Аудитория зашумела. Люди поняли, к чему было все это представление. "Ну старая лиса!", - с уважением подумал Шимон.
"Я благодарен брату Менаше, сумевшему столь четко разъяснить нам ситуацию.", - сказал Ицхак и поклонился последнему. Менаше покраснел от удовольствия, поклонился в ответ и сел, ощутив удовлетворение ученика, выдержавшего экзамен у строгого преподавателя. Ицхак все еще стоял, а члены Совета, спонтанно разделившись на маленькие группки, обсуждали услышанное. "Я хотел бы подвести итог.", - громко сказал Ицхак. Разговоры стихли и он продолжил: - "Речь идет о маршруте более длинном и более рискованном. Но наша цель не только провести караван, но и победить римлян. С помощью предложенного маневра мы, с Божьей помощью, сумеем уничтожить римскую погоню и тем самым нанести им болезненный удар. Я прошу Совет принять мое предложение об изменении маршрута и выделить мне отряд в двадцать четыре воина. Они, с Божьей помощью, завтра к вечеру вернутся в крепость окропив свои мечи римской кровью.", - он сел.
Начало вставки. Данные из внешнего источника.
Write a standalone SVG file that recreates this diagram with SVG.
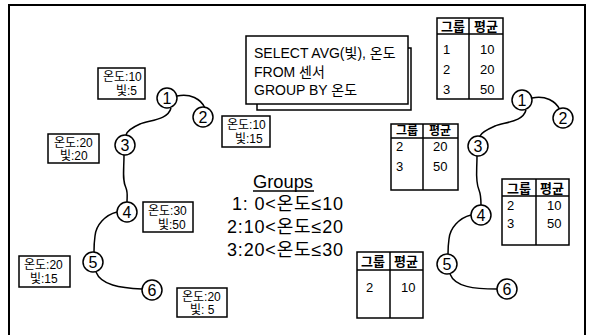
<svg xmlns="http://www.w3.org/2000/svg" width="592" height="335" viewBox="0 0 592 335">
<style>
text{font-family:"Liberation Sans","Noto Sans CJK KR",sans-serif;fill:#000}
.frame{fill:#fff;stroke:#000;stroke-width:2}
.box{fill:#fff;stroke:#000;stroke-width:1.5}
.edge{fill:none;stroke:#000;stroke-width:1.5}
.node circle{fill:#fff;stroke:#000;stroke-width:1.5}
.node text{font-size:16px;text-anchor:middle}
.lbl{font-size:12px}
.sql{font-size:14px}
.grp{font-size:18px}
.tb{font-size:13px}
.th{font-size:13px;font-weight:bold;text-anchor:middle}
.tl{fill:none;stroke:#000;stroke-width:1.5}
</style>
<rect class="frame" x="9" y="5" width="576" height="340"/>

<!-- SQL query box -->
<g id="sql">
<rect class="box" x="257" y="48" width="154" height="62"/>
<rect class="box" x="246" y="36" width="162" height="68"/>
<text class="sql" x="254" y="58">SELECT AVG(빛), 온도</text>
<text class="sql" x="254" y="77">FROM 센서</text>
<text class="sql" x="254" y="95">GROUP BY 온도</text>
</g>

<!-- Groups legend -->
<g id="groups">
<text class="grp" x="253" y="188" textLength="60" lengthAdjust="spacingAndGlyphs">Groups</text>
<line x1="253" y1="191" x2="314" y2="191" stroke="#000" stroke-width="1.3"/>
<text class="grp" x="232" y="210" textLength="111" lengthAdjust="spacing">1: 0&lt;온도≤10</text>
<text class="grp" x="227" y="233" textLength="116" lengthAdjust="spacing">2:10&lt;온도≤20</text>
<text class="grp" x="227" y="256" textLength="116" lengthAdjust="spacing">3:20&lt;온도≤30</text>
</g>

<!-- connectors -->
<g id="connectors">
<path class="edge" d="M177,96 C190,93 201,99 205,108"/>
<path class="edge" d="M171,108 C168,120 150,120 140,124 C131,128 127,131 126,135"/>
<path class="edge" d="M124,155 C124,170 122,180 126,188 C128,193 127,197 127,202"/>
<path class="edge" d="M117,212 C105,215 96,225 95,236 C94,243 94,248 94,252"/>
<path class="edge" d="M96,272 C101,285 120,288 142,289"/>

<path class="edge" d="M532,98 C545,95 556,101 560,110"/>
<path class="edge" d="M526,110 C523,122 505,122 495,126 C486,130 481,133 480,136"/>
<path class="edge" d="M477,156 C477,171 475,181 479,190 C481,195 481,200 481,205"/>
<path class="edge" d="M471,215 C459,218 450,228 449,239 C448,246 448,250 448,254"/>
<path class="edge" d="M450,274 C455,287 474,289 497,289"/>
</g>

<!-- left graph nodes -->
<g id="L1" class="node"><circle cx="167" cy="98" r="10"/><text x="167" y="104">1</text></g>
<g id="L2" class="node"><circle cx="203" cy="117" r="10"/><text x="203" y="123">2</text></g>
<g id="L3" class="node"><circle cx="125" cy="145" r="10"/><text x="125" y="151">3</text></g>
<g id="L4" class="node"><circle cx="127" cy="212" r="10"/><text x="127" y="218">4</text></g>
<g id="L5" class="node"><circle cx="93" cy="262" r="10"/><text x="93" y="268">5</text></g>
<g id="L6" class="node"><circle cx="152" cy="290" r="10"/><text x="152" y="296">6</text></g>

<!-- left labels -->
<g id="lab1"><rect class="box" x="98" y="68" width="47" height="31"/><text class="lbl" x="103" y="81">온도:10</text><text class="lbl" x="116" y="95">빛:5</text></g>
<g id="lab2"><rect class="box" x="222" y="116" width="48" height="31"/><text class="lbl" x="227" y="129">온도:10</text><text class="lbl" x="235" y="143">빛:15</text></g>
<g id="lab3"><rect class="box" x="48" y="134" width="51" height="29"/><text class="lbl" x="54" y="147">온도:20</text><text class="lbl" x="60" y="160">빛:20</text></g>
<g id="lab4"><rect class="box" x="143" y="202" width="50" height="30"/><text class="lbl" x="148" y="215">온도:30</text><text class="lbl" x="158" y="229">빛:50</text></g>
<g id="lab5"><rect class="box" x="19" y="256" width="51" height="31"/><text class="lbl" x="24" y="269">온도:20</text><text class="lbl" x="30" y="283">빛:15</text></g>
<g id="lab6"><rect class="box" x="177" y="288" width="50" height="29"/><text class="lbl" x="182" y="301">온도:20</text><text class="lbl" x="190" y="314">빛: 5</text></g>

<!-- right graph nodes -->
<g id="R1" class="node"><circle cx="522" cy="100" r="10"/><text x="522" y="106">1</text></g>
<g id="R2" class="node"><circle cx="563" cy="118" r="10"/><text x="563" y="124">2</text></g>
<g id="R3" class="node"><circle cx="478" cy="146" r="10"/><text x="478" y="152">3</text></g>
<g id="R4" class="node"><circle cx="481" cy="215" r="10"/><text x="481" y="221">4</text></g>
<g id="R5" class="node"><circle cx="447" cy="264" r="10"/><text x="447" y="270">5</text></g>
<g id="R6" class="node"><circle cx="507" cy="289" r="10"/><text x="507" y="295">6</text></g>

<!-- tables -->
<g id="table1">
<rect class="box" x="437" y="18" width="66" height="81"/>
<line class="tl" x1="437" y1="34" x2="503" y2="34"/>
<line class="tl" x1="469" y1="18" x2="469" y2="99"/>
<text class="th" x="453" y="31">그룹</text><text class="th" x="486" y="31">평균</text>
<text class="tb" x="443" y="54">1</text><text class="tb" x="480" y="54">10</text>
<text class="tb" x="443" y="74">2</text><text class="tb" x="480" y="74">20</text>
<text class="tb" x="443" y="94">3</text><text class="tb" x="480" y="94">50</text>
</g>
<g id="table2">
<rect class="box" x="391" y="124" width="67" height="66"/>
<line class="tl" x1="391" y1="138" x2="458" y2="138"/>
<line class="tl" x1="423" y1="124" x2="423" y2="190"/>
<text class="th" x="407" y="135" style="font-size:12px">그룹</text><text class="th" x="440" y="135" style="font-size:12px">평균</text>
<text class="tb" x="396" y="151">2</text><text class="tb" x="433" y="151">20</text>
<text class="tb" x="396" y="171">3</text><text class="tb" x="433" y="171">50</text>
</g>
<g id="table3">
<rect class="box" x="502" y="179" width="67" height="66"/>
<line class="tl" x1="502" y1="196" x2="569" y2="196"/>
<line class="tl" x1="536" y1="179" x2="536" y2="245"/>
<text class="th" x="519" y="193">그룹</text><text class="th" x="552" y="193">평균</text>
<text class="tb" x="507" y="210">2</text><text class="tb" x="547" y="210">10</text>
<text class="tb" x="507" y="228">3</text><text class="tb" x="547" y="228">50</text>
</g>
<g id="table4">
<rect class="box" x="357" y="252" width="66" height="66"/>
<line class="tl" x1="357" y1="270" x2="423" y2="270"/>
<line class="tl" x1="390" y1="252" x2="390" y2="318"/>
<text class="th" x="373" y="266">그룹</text><text class="th" x="406" y="266">평균</text>
<text class="tb" x="366" y="292">2</text><text class="tb" x="401" y="292">10</text>
</g>
</svg>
"Я считаю, что каждый должен заниматься своим делом.", - Элиэзэру, полуразвалившемуся на скамье, явно надоели эти стариковские умничанья, если не сказать бредни. К тому же, он был все еще раздосадован тем, что его блестящая идея атаковать римлян в районе Малании, была отвергнута. - "Брату Ицхаку нужно собирать свои пожитки в дорогу. А уж мы сами как-нибудь разберемся с римлянами и без...", - ему не дали договорить. Слишком многие были шокированы его насмешливым неуважением к старому воину. Выступление же его, как ни странно, имело обратный эффект. Некоторые из тех, кто в начале по тем или иным причинам не были склонны соглашаться с Ицхаком, возмущенные нападками Элиэзэра, скоро обнаружили, что защищая старика, они собственно поддерживают его предложение.
Обсуждение продолжалось еще некоторое время, но вскоре Бар-Кохба, до этого молчавший, сказал: - "Я прошу на этом этапе прекратить заседание. К вечеру я вынесу решение и сообщу его всем членам Совета."
Весь день Ицхак чувствовал странную пустоту. Он ничего не ел и запершись в своей комнате, мерил ее шагами. Зная, что лучше выступить не мог, он тем не менее терзался, вспоминая каждое, как ему казалось, не вовремя сказанное слово. За два часа до заката Бар-Кохба пришел к нему и сказал, что план принят.
* * * * * * *
Зной под тентом становился все более невыносимым. Сильно досаждали также и мошки, скопившееся здесь в невероятном количестве. Прислонившись спиной к скале сидел старик. Его большое по-прежнему мощное тело было расслабленно и со стороны его можно было принять за спящего. Но когда насекомые садились на его морщинистое лицо, он лениво отгонял их.
Ицхак был и сам удивлен, что после столь тяжелой ночи, спать совершенно не хотелось. По опыту он знал насколько освежает сон в эти последние несколько часов перед боем, но заставить себя заснуть не мог. К боли в мышцах и в костях примешивалось легкое головокружение, однако сердце не кололо. В общем он был доволен своим состоянием. Могло быть намного хуже. Пока римляне пройдут по ущелью и вернутся, он успеет прийти в себя. Не легко было убедить молодежь не атаковать римлян по пути в Цли-Гар, а пропустить их и напасть, когда они пойдут назад. Да, канули в лету те времена, когда достаточно было его слова, чтобы положить конец спорам и разногласиям.